13. Use Annual Planning as Baseline, Iterate Quarterly
Establish an annual planning cycle as a baseline, but be prepared for frequent iterations and pivots on a quarterly basis to adapt to market changes and maintain agility in strategy and execution.
6 Key Quotes
The number one thing is context no control.
Ray Cao
How can I run my second half of my marathon faster than the first half?
Ray Cao
If you don't really see the full picture, you won't be able to make the Lego as a one thing at the end of the day. You have to see the other pieces.
Ray Cao
You need to always run for the quality rather than the quantity.
Ray Cao
Joining a startup and joining a rocket ship is a lifestyle.

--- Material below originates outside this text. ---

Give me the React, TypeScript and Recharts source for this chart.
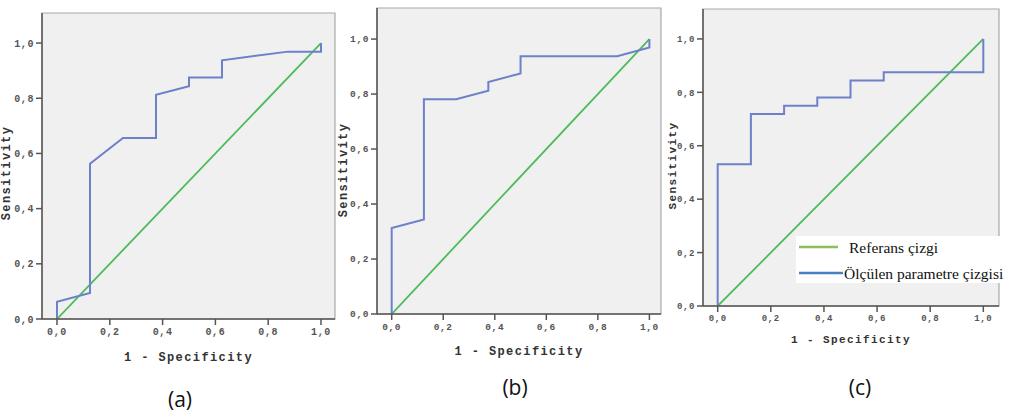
import { LineChart, Line, XAxis, YAxis, ReferenceArea, Legend, Label } from "recharts";

// axis ticks (shared by all three panels)
const axisTicks = [0, 0.2, 0.4, 0.6, 0.8, 1];

// reference diagonal
const refFpr = [0, 1];
const refTpr = [0, 1];

// (a)
const fprA = [0, 0, 0.125, 0.125, 0.25, 0.375, 0.375, 0.5, 0.5, 0.625, 0.625, 0.875, 1, 1];
const tprA = [0, 0.0625, 0.094, 0.5625, 0.656, 0.656, 0.8125, 0.844, 0.875, 0.875, 0.9375, 0.969, 0.969, 1];

// (b)
const fprB = [0, 0, 0.125, 0.125, 0.25, 0.375, 0.375, 0.5, 0.5, 0.875, 1, 1];
const tprB = [0, 0.3125, 0.344, 0.781, 0.781, 0.8125, 0.844, 0.875, 0.9375, 0.9375, 0.969, 1];

// (c)
const fprC = [0, 0, 0.125, 0.125, 0.25, 0.25, 0.375, 0.375, 0.5, 0.5, 0.625, 0.625, 1, 1];
const tprC = [0, 0.531, 0.531, 0.719, 0.719, 0.75, 0.75, 0.781, 0.781, 0.844, 0.844, 0.875, 0.875, 1];

const refName = "Referans çizgi";
const rocName = "Ölçülen parametre çizgisi";
const xTitle = "1 - Specificity";
const yTitle = "Sensitivity";

const GREEN = "#4cbb5a";
const BLUE = "#6d80ca";
const MONO = "'Liberation Mono', 'DejaVu Sans Mono', monospace";

const toPoints = (xs: number[], ys: number[]) => xs.map((x, i) => ({ x, y: ys[i] }));
const fmt = (v: number) => v.toFixed(1).replace(".", ",");

function YTitle(props: any) {
  const vb = props.viewBox || {};
  const cx = props.px;
  const cy = vb.y + vb.height / 2 + props.dy;
  return (
    <text
      x={cx}
      y={cy}
      transform={`rotate(-90 ${cx} ${cy})`}
      textAnchor="middle"
      dominantBaseline="central"
      fill="#333"
      fontFamily={MONO}
      fontWeight={700}
      fontSize={props.fs}
      letterSpacing={1.4}
    >
      {yTitle}
    </text>
  );
}

function LegendBox({ payload }: any) {
  const items = payload || [];
  return (
    <svg width={222} height={47} style={{ display: "block", background: "#fff" }}>
      {items.map((p: any, i: number) => (
        <g key={p.value}>
          <line x1={3} x2={i === 0 ? 42 : 47} y1={11 + i * 26} y2={11 + i * 26} stroke={i === 0 ? "#8cbf5c" : "#4a7ec2"} strokeWidth={2.5} />
          <text
            x={i === 0 ? 53 : 48}
            y={11 + i * 26}
            dominantBaseline="central"
            fontFamily="'Liberation Serif', 'DejaVu Serif', serif"
            fontSize={15.5}
            fill="#111"
          >
            {p.value}
          </text>
        </g>
      ))}
    </svg>
  );
}

type PanelProps = {
  fpr: number[];
  tpr: number[];
  left: number;
  width: number;
  margin: { top: number; right: number; left: number; bottom: number };
  yAxisWidth: number;
  xDomain: [number, number];
  yMax: number;
  tickFs: number;
  titleFs: number;
  xTitleOffset: number;
  yTitleX: number;
  yTitleDy: number;
  caption: string;
  capX: number;
  capY: number;
  legend?: { left: number; top: number };
};

function RocPanel(p: PanelProps) {
  const tick = { fill: "#555", fontSize: p.tickFs, fontFamily: MONO, fontWeight: 700, letterSpacing: 0.6 };
  return (
    <>
      <div style={{ position: "absolute", left: p.left, top: 0 }}>
        <LineChart width={p.width} height={412} margin={p.margin}>
          <ReferenceArea
            x1={p.xDomain[0]}
            x2={p.xDomain[1]}
            y1={0}
            y2={p.yMax}
            fill="#f0f0f0"
            fillOpacity={1}
            stroke="#a8a8a8"
            strokeWidth={1.2}
            ifOverflow="visible"
          />
          <XAxis
            type="number"
            dataKey="x"
            domain={p.xDomain}
            allowDataOverflow
            ticks={axisTicks}
            tickFormatter={fmt}
            tick={tick}
            tickSize={6}
            tickMargin={3}
            height={50}
            stroke="#555"
            strokeWidth={1.5}
          >
            <Label
              value={xTitle}
              position="insideBottom"
              offset={p.xTitleOffset}
              style={{ fill: "#333", fontFamily: MONO, fontWeight: 700, fontSize: p.titleFs, letterSpacing: 1.4 }}
            />
          </XAxis>
          <YAxis
            type="number"
            dataKey="y"
            domain={[0, p.yMax]}
            allowDataOverflow
            ticks={axisTicks}
            tickFormatter={fmt}
            tick={tick}
            tickSize={6}
            tickMargin={2}
            width={p.yAxisWidth}
            stroke="#555"
            strokeWidth={1.5}
          >
            <Label content={<YTitle px={p.yTitleX} dy={p.yTitleDy} fs={p.titleFs} />} />
          </YAxis>
          <Line
            data={toPoints(refFpr, refTpr)}
            dataKey="y"
            name={refName}
            type="linear"
            stroke={GREEN}
            strokeWidth={1.8}
            dot={false}
            isAnimationActive={false}
          />
          <Line
            data={toPoints(p.fpr, p.tpr)}
            dataKey="y"
            name={rocName}
            type="linear"
            stroke={BLUE}
            strokeWidth={2}
            dot={false}
            isAnimationActive={false}
          />
          {p.legend && (
            <Legend
              layout="horizontal"
              verticalAlign="middle"
              align="center"
              content={<LegendBox />}
              wrapperStyle={{ position: "absolute", left: p.legend.left, top: p.legend.top, width: 222, height: 47 }}
            />
          )}
        </LineChart>
      </div>
      <div
        style={{
          position: "absolute",
          left: p.capX - 30,
          top: p.capY - 14,
          width: 60,
          height: 28,
          lineHeight: "28px",
          textAlign: "center",
          fontFamily: "'Open Sans', 'Liberation Sans', sans-serif",
          fontSize: 21,
          color: "#111",
        }}
      >
        {p.caption}
      </div>
    </>
  );
}

export default function App() {
  return (
    <div style={{ position: "absolute", left: 0, top: 0, width: 1020, height: 412, background: "#fff", overflow: "hidden" }}>
      <RocPanel
        fpr={fprA}
        tpr={tprA}
        left={0}
        width={340}
        margin={{ top: 13, right: 5, left: 0, bottom: 43 }}
        yAxisWidth={42}
        xDomain={[-0.0568, 1.053]}
        yMax={1.109}
        tickFs={10}
        titleFs={12}
        xTitleOffset={8}
        yTitleX={7}
        yTitleDy={7}
        caption="(a)"
        capX={180}
        capY={399}
      />
      <RocPanel
        fpr={fprB}
        tpr={tprB}
        left={335}
        width={330}
        margin={{ top: 8, right: 4, left: 0, bottom: 48 }}
        yAxisWidth={42}
        xDomain={[-0.057, 1.045]}
        yMax={1.113}
        tickFs={9.5}
        titleFs={12}
        xTitleOffset={9}
        yTitleX={9}
        yTitleDy={9}
        caption="(b)"
        capX={515}
        capY={387}
      />
      <RocPanel
        fpr={fprC}
        tpr={tprC}
        left={660}
        width={360}
        margin={{ top: 9, right: 21, left: 0, bottom: 56 }}
        yAxisWidth={43}
        xDomain={[-0.0553, 1.059]}
        yMax={1.112}
        tickFs={9}
        titleFs={11}
        xTitleOffset={13}
        yTitleX={13}
        yTitleDy={8}
        caption="(c)"
        capX={860}
        capY={387}
        legend={{ left: 136, top: 236 }}
      />
    </div>
  );
}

It is not necessarily a job you're working on from nine to five.
Ray Cao
Discovery is the core of advertising to me because I was never expecting my wife telling me that what's she going to buy when she walk into a shopping mall.
Ray Cao
2 Protocols
Fostering Cross-Functional Collaboration at TikTok
Ray Cao- Implement a structured meeting format, such as doc reading, for large groups (e.g., 180+ people) including engineering, product, and sales leaders and core team members.
- Use these meetings to read documentation, comment, understand context, and discuss decisions, blockers, or celebrations, ensuring consensus across functions.
- Organize 'immersion trips' where PMs and engineers meet clients directly to experience market challenges and gather first-hand insights.
Getting Started with TikTok Advertising for Businesses
Ray Cao- Become a user of TikTok to experience the platform and understand its differences.
- Create an organic business account to establish a presence and test content organically.
- Launch an ads account to drive traffic to desired destinations or actions.
- Start with a broader targeting approach rather than narrow niche targeting.
- Run a minimum of 10 different ad creatives per week for at least one month to test and learn.
- Leverage TikTok's automation solutions, creative tools like CapCut, and certified third-party service providers for content generation.
- Continuously refine your approach based on platform insights and reporting.